As an album, Rivers of Nihil’s sophomore record
Monarchy executes as a bit of a slow build. It’s not exactly one in a stylistic sense, with the sounds and themes progressively building up to a huge climax, but of quality.
Monarchy feels like the band layered each track one after another from worst to best across its runtime, oddly enough. After an atmospheric intro that admirably sets up a strong tone, the early run of tracks are suspiciously by the numbers. Hell, even the very first riff is lacking in edge. It’s not that any are particularly bad, they just offer up ideas already touched on by many other modern tech/prog death metal bands (Job For A Cowboy’s
Sun Eater is clearly an influence in a few ways). The marginally stale and deathcore-ish vocal performance doesn’t really add much flavor either. Each song is instrumentally competent and doesn’t usually lack for energy. However, it lacks places to really latch onto until the back half of
Monarchy rolls around. Granted, the bass noodling in “Sand Baptism” is memorable, as is the acoustic opening to “Dehydrate”, but it does shine a light on certain consistency issues when you realize that the best tracks are at the very end, forcing the listener to wade through the standard tracks to get to the above average ones.
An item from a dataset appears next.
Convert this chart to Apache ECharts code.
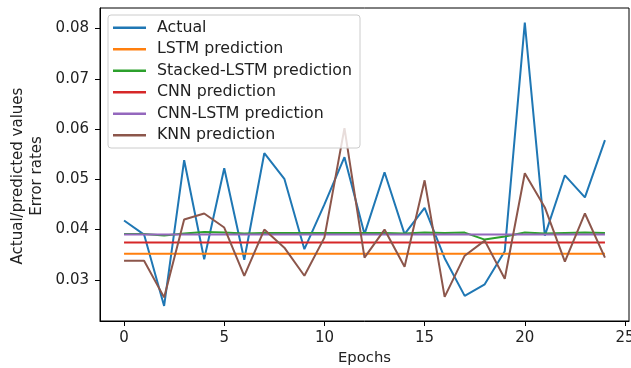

The title track is the best place to point to as the moment Rivers of Nihil kick into overdrive. It’s where the band takes a step back to let their progressive ambitions take hold and let some more measured songwriting into the mix. In particular, the final three tracks are pure metallic powerhouses. “Terrestria II: Thrive” is a gorgeous instrumental continuation of the opener from their debut, and the centerpiece of the trio, “Circles in the Sky”, is possibly their finest track to date by indulging every side of the band (whether melody, prog, or furious death metal). “Suntold” falls a bit short in its closing moments due a vaguely tacked on ambient outro, but the rest of the track is pure gold. In essence, too many early sluggish songs drag the album below the standard set by their powerful debut, before the backyard highlights knock the quality back up. It’s not wrong to say that the band lacked a certain identity on their debut, but its ability to creatively cherry pick from various aspects of death metal, and extreme metal in general, made it stand out to a certain degree.
Monarchy draws too narrowly from tech and prog alone, and comes off as a bit stale. However, despite these drawbacks, there’s enough here to please fans of the aforementioned styles and a bit to impress people looking for something more.